Mr Kerry won New Hampshire by following the Clinton playbook. He listened to people. And he never gave up.

Democratic Party presidential hopeful John Kerry
Can Kerry translate his warmth on the campaign trail to the mass media?
Bill Clinton would carry on talking to voters until the last one got up to go home. He drew energy from the crowds. It doesn't come so naturally to John Kerry. But he's making a very good stab at it.

In New Hampshire, despite four hours sleep a night and an endless diet of spaghetti, he looked relaxed and genuinely happy to be on stage. He even laughed at himself and let his stepson do wicked impersonations of past presidents. He seemed to be enjoying himself and the crowds responded.

Mass media appeal?

But from now on, the campaign is nationwide.

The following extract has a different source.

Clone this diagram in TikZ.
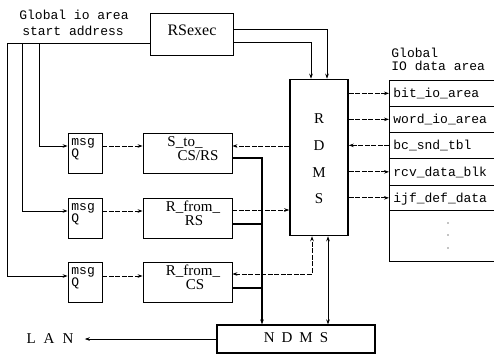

Instead of going to see a candidate in the local fire station, the nearest that most Democrats will get to these people is on the TV screen in their living rooms, and at long range John Kerry can look aloof and Al Gore-like.

His test will be whether he can transfer his new-found warmth to the mass media.

Lessons learnt from New Hampshire:

  • The Iraq War comes second to electability for Democrats. Mr Kerry's support for the war has not been a significant handicap so far.

  • Wes Clark is not getting traction. He avoided Iowa and sunk all his time and most of his advertising budget into New Hampshire - and still came third.

  • John Edwards may well win a state before Howard Dean does.